Plotting code records
╭──

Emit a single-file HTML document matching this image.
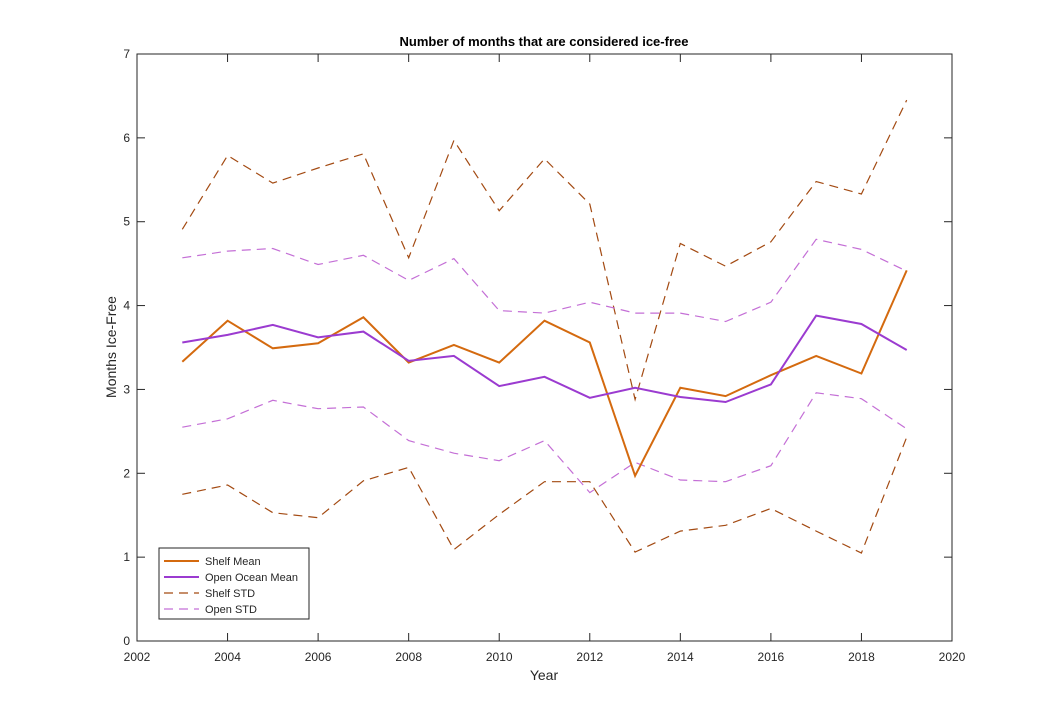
<!DOCTYPE html>
<html><head><meta charset="utf-8"><style>
body{margin:0;background:#fff;}
svg text{font-family:"Liberation Sans",Arial,sans-serif;fill:#262626;}
</style></head><body>
<svg id="chart" width="1054" height="720" xmlns="http://www.w3.org/2000/svg">
<rect width="1054" height="720" fill="#fff"/>
<text x="544" y="46" text-anchor="middle" font-size="13" font-weight="bold" style="fill:#000">Number of months that are considered ice-free</text>
<text x="544" y="680" text-anchor="middle" font-size="14">Year</text>
<text transform="translate(116,347) rotate(-90)" text-anchor="middle" font-size="14">Months Ice-Free</text>
<g id="axes"></g>
<g id="series"></g>
<g id="legend"></g>
</svg>
<script>
const years=[2003,2004,2005,2006,2007,2008,2009,2010,2011,2012,2013,2014,2015,2016,2017,2018,2019];
const shelfMean=[3.33,3.82,3.49,3.55,3.86,3.32,3.53,3.32,3.82,3.56,1.97,3.02,2.92,3.17,3.40,3.19,4.42];
const openMean=[3.56,3.65,3.77,3.62,3.69,3.34,3.40,3.04,3.15,2.90,3.02,2.91,2.85,3.06,3.88,3.78,3.47];
const shelfUpper=[4.91,5.79,5.46,5.64,5.81,4.57,5.97,5.13,5.75,5.21,2.88,4.74,4.47,4.76,5.48,5.33,6.45];
const shelfLower=[1.75,1.86,1.53,1.47,1.91,2.07,1.09,1.51,1.90,1.90,1.06,1.31,1.38,1.58,1.31,1.05,2.43];
const openUpper=[4.57,4.65,4.68,4.49,4.60,4.30,4.56,3.94,3.91,4.04,3.91,3.91,3.81,4.04,4.79,4.67,4.41];
const openLower=[2.55,2.65,2.87,2.77,2.79,2.39,2.24,2.15,2.39,1.77,2.13,1.92,1.90,2.09,2.96,2.89,2.53];
const xTicks=[2002,2004,2006,2008,2010,2012,2014,2016,2018,2020];
const yTicks=[0,1,2,3,4,5,6,7];
const L=137,R=952,T=54,B=641;
const xs=v=>L+(v-2002)/18*(R-L);
const ys=v=>B-v/7*(B-T);
const NS="http://www.w3.org/2000/svg";
function mk(tag,attrs,parent){const e=document.createElementNS(NS,tag);for(const k in attrs)e.setAttribute(k,attrs[k]);parent.appendChild(e);return e;}
const ax=document.getElementById('axes');
const frame=mk('rect',{x:L,y:T,width:R-L,height:B-T,fill:'none',stroke:'#262626','stroke-width':1},ax);


xTicks.forEach(t=>{
  const x=xs(t);
  mk('line',{x1:x,x2:x,y1:B,y2:B-8,stroke:'#262626'},ax);
  mk('line',{x1:x,x2:x,y1:T,y2:T+8,stroke:'#262626'},ax);
  const tx=mk('text',{x:x,y:B+20,'text-anchor':'middle','font-size':12},ax);
  tx.textContent=t;
  
  
});
yTicks.forEach(t=>{
  const y=ys(t);
  mk('line',{x1:L,x2:L+8,y1:y,y2:y,stroke:'#262626'},ax);
  mk('line',{x1:R,x2:R-8,y1:y,y2:y,stroke:'#262626'},ax);
  const tx=mk('text',{x:L-7,y:y+4,'text-anchor':'end','font-size':12},ax);
  tx.textContent=t;
  
  
});
const sg=document.getElementById('series');
function line(vals,color,w,dash,name){
  const d=vals.map((v,i)=>(i?'L':'M')+xs(years[i]).toFixed(1)+','+ys(v).toFixed(1)).join('');
  const p=mk('path',{d:d,fill:'none',stroke:color,'stroke-width':w},sg);
  if(dash)p.setAttribute('stroke-dasharray',dash);
  
  
}
line(shelfUpper,'#a34a12',1.2,'9,6','shelf-std-upper-line');
line(shelfLower,'#a34a12',1.2,'9,6','shelf-std-lower-line');
line(openUpper,'#c46fd6',1.2,'9,6','open-std-upper-line');
line(openLower,'#c46fd6',1.2,'9,6','open-std-lower-line');
line(shelfMean,'#d46a0f',2,null,'shelf-mean-line');
line(openMean,'#9b3bd0',2,null,'open-ocean-mean-line');
const lg=document.getElementById('legend');
mk('rect',{x:159,y:548,width:150,height:71,fill:'#fff',stroke:'#262626','stroke-width':1},lg);
const items=[['Shelf Mean','#d46a0f',2,null],['Open Ocean Mean','#9b3bd0',2,null],['Shelf STD','#a34a12',1.2,'9,6'],['Open STD','#c46fd6',1.2,'9,6']];
items.forEach((it,i)=>{
  const y=561+i*16;
  const l=mk('line',{x1:164,x2:199,y1:y,y2:y,stroke:it[1],'stroke-width':it[2]},lg);
  if(it[3])l.setAttribute('stroke-dasharray',it[3]);
  const tx=mk('text',{x:205,y:y+4,'font-size':11},lg);
  tx.textContent=it[0];
  
  
});
</script>
</body></html>
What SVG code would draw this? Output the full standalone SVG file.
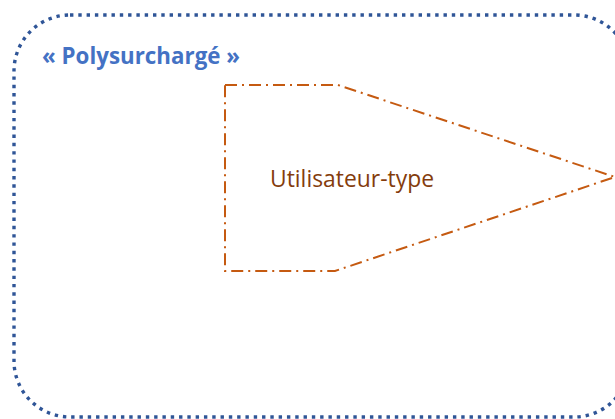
<svg xmlns="http://www.w3.org/2000/svg" width="615" height="419" viewBox="0 0 615 419">
<style>
.frame{fill:none;stroke:#2F5597;stroke-width:3.4;stroke-dasharray:3.4 4.9}
.pent{fill:none;stroke:#C55A11;stroke-width:2;stroke-dasharray:12 5 2 5}
.title{font-family:"Open Sans","Liberation Sans",sans-serif;font-weight:bold;font-size:23px;fill:#4472C4}
.lbl{font-family:"Open Sans","Liberation Sans",sans-serif;font-size:24px;fill:#843C0C}
</style>
<g id="frame">
<rect class="frame" x="14" y="15" width="616" height="402" rx="56" ry="56"/>
<text class="title" x="42" y="64" textLength="198" lengthAdjust="spacingAndGlyphs">«  Polysurchargé »</text>
</g>
<g id="utilisateur-type">
<path class="pent" d="M225 85 L338 85 L615 177 L335 271 L225 271 Z"/>
<text class="lbl" x="270" y="187" textLength="164" lengthAdjust="spacingAndGlyphs">Utilisateur-type</text>
</g>
<g id="connectors"/>
</svg>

╰──

WHAT TO DO » Copy the material shown above in full and exactly. Skip the pictures.

EXERCISE RESULT »
Emit a single-file HTML document matching this image.
<!DOCTYPE html>
<html><head><meta charset="utf-8"><style>
body{margin:0;background:#fff;}
svg text{font-family:"Liberation Sans",Arial,sans-serif;fill:#262626;}
</style></head><body>
<svg id="chart" width="1054" height="720" xmlns="http://www.w3.org/2000/svg">
<rect width="1054" height="720" fill="#fff"/>
<text x="544" y="46" text-anchor="middle" font-size="13" font-weight="bold" style="fill:#000">Number of months that are considered ice-free</text>
<text x="544" y="680" text-anchor="middle" font-size="14">Year</text>
<text transform="translate(116,347) rotate(-90)" text-anchor="middle" font-size="14">Months Ice-Free</text>
<g id="axes"></g>
<g id="series"></g>
<g id="legend"></g>
</svg>
<script>
const years=[2003,2004,2005,2006,2007,2008,2009,2010,2011,2012,2013,2014,2015,2016,2017,2018,2019];
const shelfMean=[3.33,3.82,3.49,3.55,3.86,3.32,3.53,3.32,3.82,3.56,1.97,3.02,2.92,3.17,3.40,3.19,4.42];
const openMean=[3.56,3.65,3.77,3.62,3.69,3.34,3.40,3.04,3.15,2.90,3.02,2.91,2.85,3.06,3.88,3.78,3.47];
const shelfUpper=[4.91,5.79,5.46,5.64,5.81,4.57,5.97,5.13,5.75,5.21,2.88,4.74,4.47,4.76,5.48,5.33,6.45];
const shelfLower=[1.75,1.86,1.53,1.47,1.91,2.07,1.09,1.51,1.90,1.90,1.06,1.31,1.38,1.58,1.31,1.05,2.43];
const openUpper=[4.57,4.65,4.68,4.49,4.60,4.30,4.56,3.94,3.91,4.04,3.91,3.91,3.81,4.04,4.79,4.67,4.41];
const openLower=[2.55,2.65,2.87,2.77,2.79,2.39,2.24,2.15,2.39,1.77,2.13,1.92,1.90,2.09,2.96,2.89,2.53];
const xTicks=[2002,2004,2006,2008,2010,2012,2014,2016,2018,2020];
const yTicks=[0,1,2,3,4,5,6,7];
const L=137,R=952,T=54,B=641;
const xs=v=>L+(v-2002)/18*(R-L);
const ys=v=>B-v/7*(B-T);
const NS="http://www.w3.org/2000/svg";
function mk(tag,attrs,parent){const e=document.createElementNS(NS,tag);for(const k in attrs)e.setAttribute(k,attrs[k]);parent.appendChild(e);return e;}
const ax=document.getElementById('axes');
const frame=mk('rect',{x:L,y:T,width:R-L,height:B-T,fill:'none',stroke:'#262626','stroke-width':1},ax);


xTicks.forEach(t=>{
  const x=xs(t);
  mk('line',{x1:x,x2:x,y1:B,y2:B-8,stroke:'#262626'},ax);
  mk('line',{x1:x,x2:x,y1:T,y2:T+8,stroke:'#262626'},ax);
  const tx=mk('text',{x:x,y:B+20,'text-anchor':'middle','font-size':12},ax);
  tx.textContent=t;
  
  
});
yTicks.forEach(t=>{
  const y=ys(t);
  mk('line',{x1:L,x2:L+8,y1:y,y2:y,stroke:'#262626'},ax);
  mk('line',{x1:R,x2:R-8,y1:y,y2:y,stroke:'#262626'},ax);
  const tx=mk('text',{x:L-7,y:y+4,'text-anchor':'end','font-size':12},ax);
  tx.textContent=t;
  
  
});
const sg=document.getElementById('series');
function line(vals,color,w,dash,name){
  const d=vals.map((v,i)=>(i?'L':'M')+xs(years[i]).toFixed(1)+','+ys(v).toFixed(1)).join('');
  const p=mk('path',{d:d,fill:'none',stroke:color,'stroke-width':w},sg);
  if(dash)p.setAttribute('stroke-dasharray',dash);
  
  
}
line(shelfUpper,'#a34a12',1.2,'9,6','shelf-std-upper-line');
line(shelfLower,'#a34a12',1.2,'9,6','shelf-std-lower-line');
line(openUpper,'#c46fd6',1.2,'9,6','open-std-upper-line');
line(openLower,'#c46fd6',1.2,'9,6','open-std-lower-line');
line(shelfMean,'#d46a0f',2,null,'shelf-mean-line');
line(openMean,'#9b3bd0',2,null,'open-ocean-mean-line');
const lg=document.getElementById('legend');
mk('rect',{x:159,y:548,width:150,height:71,fill:'#fff',stroke:'#262626','stroke-width':1},lg);
const items=[['Shelf Mean','#d46a0f',2,null],['Open Ocean Mean','#9b3bd0',2,null],['Shelf STD','#a34a12',1.2,'9,6'],['Open STD','#c46fd6',1.2,'9,6']];
items.forEach((it,i)=>{
  const y=561+i*16;
  const l=mk('line',{x1:164,x2:199,y1:y,y2:y,stroke:it[1],'stroke-width':it[2]},lg);
  if(it[3])l.setAttribute('stroke-dasharray',it[3]);
  const tx=mk('text',{x:205,y:y+4,'font-size':11},lg);
  tx.textContent=it[0];
  
  
});
</script>
</body></html>
What SVG code would draw this? Output the full standalone SVG file.
<svg xmlns="http://www.w3.org/2000/svg" width="615" height="419" viewBox="0 0 615 419">
<style>
.frame{fill:none;stroke:#2F5597;stroke-width:3.4;stroke-dasharray:3.4 4.9}
.pent{fill:none;stroke:#C55A11;stroke-width:2;stroke-dasharray:12 5 2 5}
.title{font-family:"Open Sans","Liberation Sans",sans-serif;font-weight:bold;font-size:23px;fill:#4472C4}
.lbl{font-family:"Open Sans","Liberation Sans",sans-serif;font-size:24px;fill:#843C0C}
</style>
<g id="frame">
<rect class="frame" x="14" y="15" width="616" height="402" rx="56" ry="56"/>
<text class="title" x="42" y="64" textLength="198" lengthAdjust="spacingAndGlyphs">«  Polysurchargé »</text>
</g>
<g id="utilisateur-type">
<path class="pent" d="M225 85 L338 85 L615 177 L335 271 L225 271 Z"/>
<text class="lbl" x="270" y="187" textLength="164" lengthAdjust="spacingAndGlyphs">Utilisateur-type</text>
</g>
<g id="connectors"/>
</svg>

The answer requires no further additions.